Crónica da Finança Galante: Um Estudo sobre o Ofício mais Antigo do Mercado
Tenho, nas minhas crónicas anteriores, classificado a fauna das nossas corretoras com as metáforas de porteiros, alquimistas e curandeiros. Devo confessar, porém, a minha própria ingenuidade. Todas essas analogias, embora servissem para ilustrar a farsa, falhavam em capturar a essência da relação fundamental. Hoje, com a frieza de um sociólogo e o enfado de um moralista, compreendo. A atividade que estes estabelecimentos promovem não é uma profissão nova, mas a mais antiga de todas, apenas com um novo guarda-roupa e um escritório com ar condicionado.
A encenação começa, como sempre, com a sedução. O assessor, esse rapaz de sorriso fácil e discurso ensaiado, não lhe vende um produto; ele vende-lhe uma ilusão de intimidade. Ele quer saber dos seus "sonhos", das suas "metas de vida". Ele trata o seu capital com um cortejo, com uma delicadeza de amante. Promete-lhe fidelidade, um "relacionamento de longo prazo", segurança. É uma performance magnífica de afeto, calculada para que o cliente baixe a guarda e abra a carteira.
Mas o assessor, coitado, não é o dono do seu próprio afeto. Ele é apenas a face visível do negócio. Nos bastidores, no escritório de vidro com vista para a cidade, senta-se a figura principal deste drama: o cafetão. A corretora, essa entidade que se diz "independente", é o rufião moderno que gere o seu plantel.
É o cafetão quem dita as regras do jogo. É ele quem decide quais "programas" estão disponíveis na noite: "Hoje, o Fundo Imobiliário do Gestor X está a pagar bem. É para lá que vocês levam os clientes". A propalada "independência" do assessor é a liberdade de escolher entre os clientes que o patrão já selecionou, aqueles que pagam a comissão mais gorda à casa. A sua lealdade não é para com o homem que seduziu na sala de reuniões, mas para com o chefe que lhe paga a comissão.
E assim se consuma o ato. O cliente, inebriado pela promessa de uma noite de rendimentos fantásticos, paga o preço. E que preço! Paga na corretagem, paga na taxa de administração, paga no produto de segunda linha que lhe foi empurrado. Paga, acima de tudo, com o custo de oportunidade de não ter colocado o seu dinheiro num lugar honesto e seguro.

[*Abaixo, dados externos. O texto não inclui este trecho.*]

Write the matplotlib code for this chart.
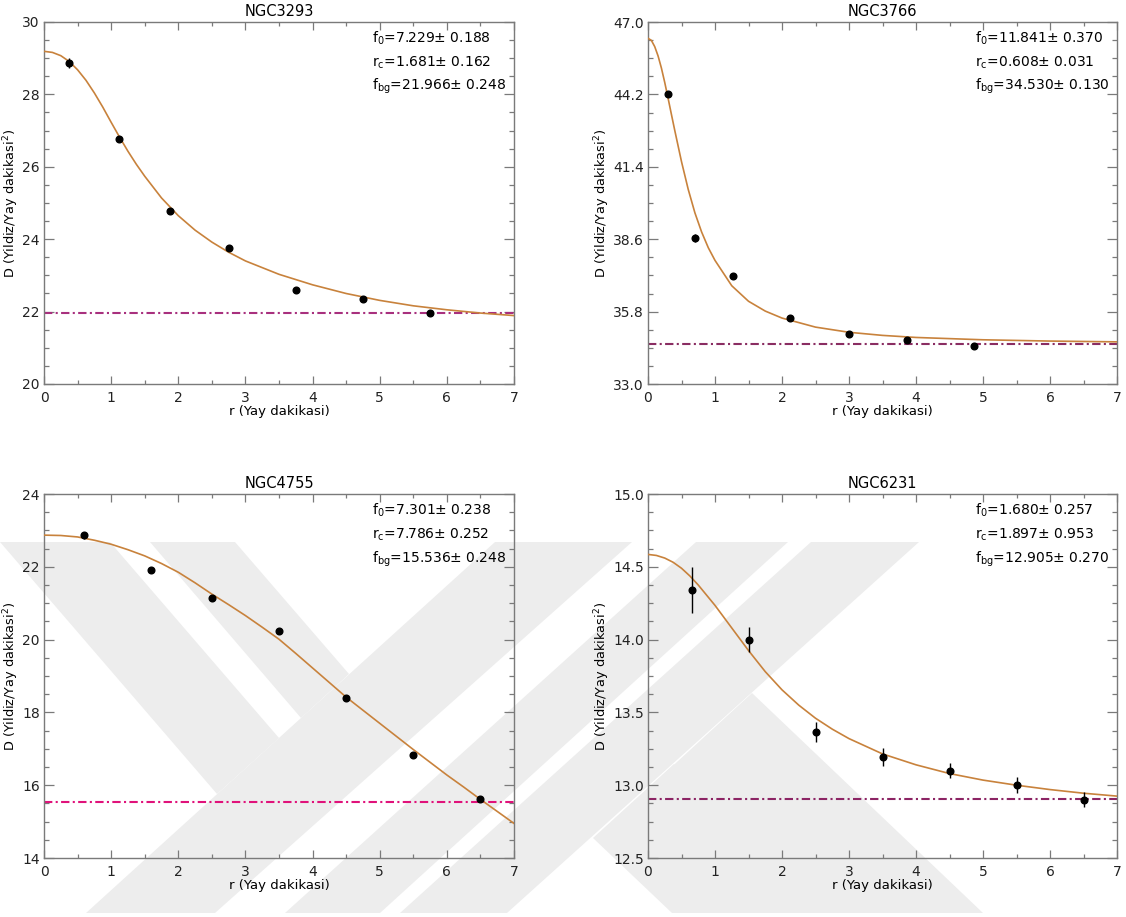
import matplotlib

matplotlib.use("Agg")
import matplotlib.pyplot as plt
from matplotlib.patches import Polygon
from matplotlib.ticker import AutoMinorLocator, MultipleLocator

plt.rcParams["font.family"] = ["DejaVu Sans"]
plt.rcParams["mathtext.default"] = "regular"

# ---- data ----
CLUSTERS = ["NGC3293", "NGC3766", "NGC4755", "NGC6231"]

R_3293 = [0.37, 1.12, 1.88, 2.75, 3.75, 4.75, 5.75]
D_3293 = [28.87, 26.78, 24.78, 23.77, 22.61, 22.34, 21.95]
E_3293 = [0.14, 0.07, 0.06, 0.05, 0.05, 0.05, 0.05]
FIT_R_3293 = [0.0, 0.125, 0.25, 0.375, 0.5, 0.625, 0.75, 0.875, 1.0, 1.125, 1.25, 1.375,
              1.5, 1.75, 2.0, 2.25, 2.5, 2.75, 3.0, 3.5, 4.0, 4.5, 5.0, 5.5, 6.0, 6.5, 7.0]
FIT_D_3293 = [29.19, 29.16, 29.07, 28.91, 28.68, 28.39, 28.04, 27.65, 27.23, 26.82, 26.43,
              26.07, 25.74, 25.14, 24.65, 24.25, 23.92, 23.64, 23.40, 23.03, 22.74, 22.50,
              22.31, 22.16, 22.05, 21.96, 21.89]

R_3766 = [0.30, 0.70, 1.27, 2.12, 3.0, 3.87, 4.87]
D_3766 = [44.2, 38.65, 37.18, 35.56, 34.92, 34.72, 34.48]
E_3766 = [0.1, 0.15, 0.07, 0.05, 0.05, 0.05, 0.04]
FIT_R_3766 = [0.0, 0.05, 0.1, 0.15, 0.2, 0.25, 0.3, 0.35, 0.4, 0.5, 0.6, 0.7, 0.8, 0.9,
              1.0, 1.25, 1.5, 1.75, 2.0, 2.5, 3.0, 3.5, 4.0, 5.0, 6.0, 7.0]
FIT_D_3766 = [46.37, 46.29, 46.05, 45.69, 45.22, 44.66, 44.05, 43.42, 42.8, 41.6, 40.53,
              39.62, 38.88, 38.27, 37.78, 36.8, 36.2, 35.82, 35.55, 35.2, 35.0, 34.88,
              34.8, 34.71, 34.66, 34.63]

R_4755 = [0.6, 1.6, 2.5, 3.5, 4.5, 5.5, 6.5]
D_4755 = [22.86, 21.91, 21.14, 20.24, 18.40, 16.84, 15.62]
E_4755 = [0.1, 0.05, 0.05, 0.05, 0.05, 0.05, 0.05]
FIT_R_4755 = [0.0, 0.25, 0.5, 0.75, 1.0, 1.25, 1.5, 1.75, 2.0, 2.25, 2.5, 2.75, 3.0, 3.25,
              3.5, 3.75, 4.0, 4.25, 4.5, 4.75, 5.0, 5.25, 5.5, 5.75, 6.0, 6.25, 6.5, 6.75, 7.0]
FIT_D_4755 = [22.87, 22.86, 22.82, 22.73, 22.62, 22.47, 22.3, 22.09, 21.85, 21.56, 21.25,
              20.96, 20.66, 20.34, 20.01, 19.62, 19.22, 18.82, 18.42, 18.06, 17.7, 17.34,
              16.98, 16.63, 16.28, 15.95, 15.61, 15.28, 14.95]

R_6231 = [0.65, 1.5, 2.5, 3.5, 4.5, 5.5, 6.5]
D_6231 = [14.34, 14.0, 13.367, 13.195, 13.1, 13.0, 12.9]
E_6231 = [0.16, 0.085, 0.07, 0.06, 0.053, 0.055, 0.053]
FIT_R_6231 = [0.0, 0.125, 0.25, 0.375, 0.5, 0.625, 0.75, 1.0, 1.25, 1.5, 1.75, 2.0, 2.25,
              2.5, 2.75, 3.0, 3.5, 4.0, 4.5, 5.0, 5.5, 6.0, 6.5, 7.0]
FIT_D_6231 = [14.585, 14.578, 14.56, 14.531, 14.49, 14.437, 14.375, 14.235, 14.08, 13.925,
              13.78, 13.655, 13.55, 13.46, 13.385, 13.32, 13.215, 13.14, 13.08, 13.035,
              13.0, 12.97, 12.945, 12.925]

# fit parameters printed in each panel: (value, error)
F0 = [(7.229, 0.188), (11.841, 0.370), (7.301, 0.238), (1.680, 0.257)]
RC = [(1.681, 0.162), (0.608, 0.031), (7.786, 0.252), (1.897, 0.953)]
FBG = [(21.966, 0.248), (34.530, 0.130), (15.536, 0.248), (12.905, 0.270)]

Y_TICKS = [
    [20, 22, 24, 26, 28, 30],
    [33.0, 35.8, 38.6, 41.4, 44.2, 47.0],
    [14, 16, 18, 20, 22, 24],
    [12.5, 13.0, 13.5, 14.0, 14.5, 15.0],
]
Y_FMT = ["{:.0f}", "{:.1f}", "{:.0f}", "{:.1f}"]
BG_COLORS = ["#a8307e", "#8a2d62", "#e0127a", "#8c2464"]

# page watermark (light grey logo behind the lower panels), figure pixels
WATERMARK_SHAPES = [
    [(0, 542), (110, 542), (279, 738), (217, 794)],
    [(150, 542), (235, 542), (349, 674), (301, 718)],
    [(495, 542), (632, 542), (215, 913), (86, 913)],
    [(696, 542), (788, 542), (380, 913), (285, 913)],
    [(811, 542), (919, 542), (507, 913), (400, 913)],
    [(593, 838), (674, 764), (830, 913), (672, 913)],
    [(665, 773), (752, 693), (983, 913), (811, 913)],
]

W, H = 1126, 917
FIT_COLOR = "#c8823c"
AXIS_GRAY = "#7a7a7a"


def draw_watermark(fig):
    wm = fig.add_axes([0, 0, 1, 1], zorder=-5)
    wm.set_xlim(0, W)
    wm.set_ylim(H, 0)
    wm.axis("off")
    for verts in WATERMARK_SHAPES:
        wm.add_patch(Polygon(verts, closed=True, facecolor="#ededed", edgecolor="none"))


def panel(ax, i, r, d, e, fit_r, fit_d):
    ax.set_facecolor("none")
    ax.plot(fit_r, fit_d, color=FIT_COLOR, lw=1.2, zorder=3)
    ax.axhline(FBG[i][0], color=BG_COLORS[i], lw=1.5, dashes=(4, 1.6, 1, 1.6), zorder=2)
    ax.errorbar(r, d, yerr=e, fmt="o", color="black", ms=4.8, elinewidth=1.0,
                capsize=0, zorder=4)

    ax.set_xlim(0, 7)
    ax.set_ylim(Y_TICKS[i][0], Y_TICKS[i][-1])
    ax.xaxis.set_major_locator(MultipleLocator(1))
    ax.xaxis.set_minor_locator(AutoMinorLocator(2))
    ax.set_yticks(Y_TICKS[i])
    ax.set_yticklabels([Y_FMT[i].format(v) for v in Y_TICKS[i]])
    ax.yaxis.set_minor_locator(AutoMinorLocator(4))

    ax.tick_params(which="both", direction="in", top=True, right=True,
                   color=AXIS_GRAY, labelsize=10, labelcolor="#222222")
    ax.tick_params(axis="y", which="major", length=7.5, width=0.9, pad=3)
    ax.tick_params(axis="y", which="minor", length=3.8, width=0.9)
    ax.tick_params(axis="x", which="major", length=5.5, width=0.9, pad=5)
    ax.tick_params(axis="x", which="minor", length=3.0, width=0.9)
    for sp in ax.spines.values():
        sp.set_color(AXIS_GRAY)
        sp.set_linewidth(1.0)

    ax.set_title(CLUSTERS[i], fontsize=10.5, pad=4)
    ax.set_xlabel("r (Yay dakikasi)", fontsize=9.5, labelpad=0)
    ax.set_ylabel("D (Yildiz/Yay dakikasi$^2$)", fontsize=9.3, labelpad=1)

    lines = [
        ("f$_0$", F0[i]),
        ("r$_c$", RC[i]),
        ("f$_{bg}$", FBG[i]),
    ]
    for k, (name, (val, err)) in enumerate(lines):
        ax.text(0.697, 0.955 - k * 0.067, f"{name}={val:.3f}\u00b1 {err:.3f}",
                transform=ax.transAxes, fontsize=10, va="center", ha="left")


def main():
    fig = plt.figure(figsize=(W / 100, H / 100), dpi=100)
    draw_watermark(fig)

    boxes = [
        [44 / W, 1 - 384 / H, 470 / W, 362 / H],
        [648 / W, 1 - 384 / H, 469 / W, 362 / H],
        [44 / W, 1 - 858 / H, 470 / W, 364 / H],
        [648 / W, 1 - 858 / H, 469 / W, 364 / H],
    ]
    series = [
        (R_3293, D_3293, E_3293, FIT_R_3293, FIT_D_3293),
        (R_3766, D_3766, E_3766, FIT_R_3766, FIT_D_3766),
        (R_4755, D_4755, E_4755, FIT_R_4755, FIT_D_4755),
        (R_6231, D_6231, E_6231, FIT_R_6231, FIT_D_6231),
    ]
    for i, (box, s) in enumerate(zip(boxes, series)):
        ax = fig.add_axes(box)
        panel(ax, i, *s)

    fig.savefig("out.png", dpi=100, facecolor="white")
    plt.close(fig)


if __name__ == "__main__":
    main()
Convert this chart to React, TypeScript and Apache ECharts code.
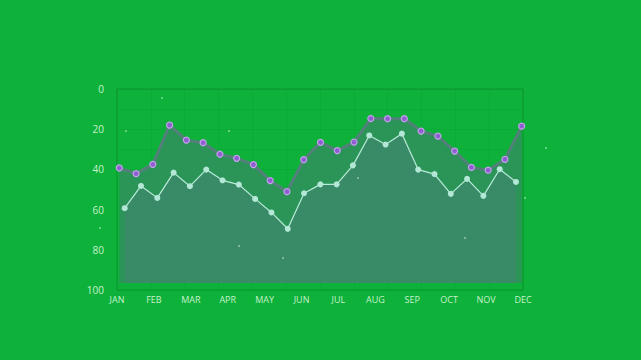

A manhã seguinte é sempre melancólica. É o momento em que o cliente olha para o seu extrato e sente o frio da transação. A intimidade prometida era uma farsa. A fidelidade era uma mentira. O seu capital foi usado, e ele ficou com a conta para pagar e uma vaga sensação de ter sido enganado.
A analogia, por mais brutal que pareça, é de uma precisão cirúrgica. E a única diferença substancial entre o ofício da Faria Lima e o do cais do porto é que, no segundo, os termos do contrato são, ao menos, honestos.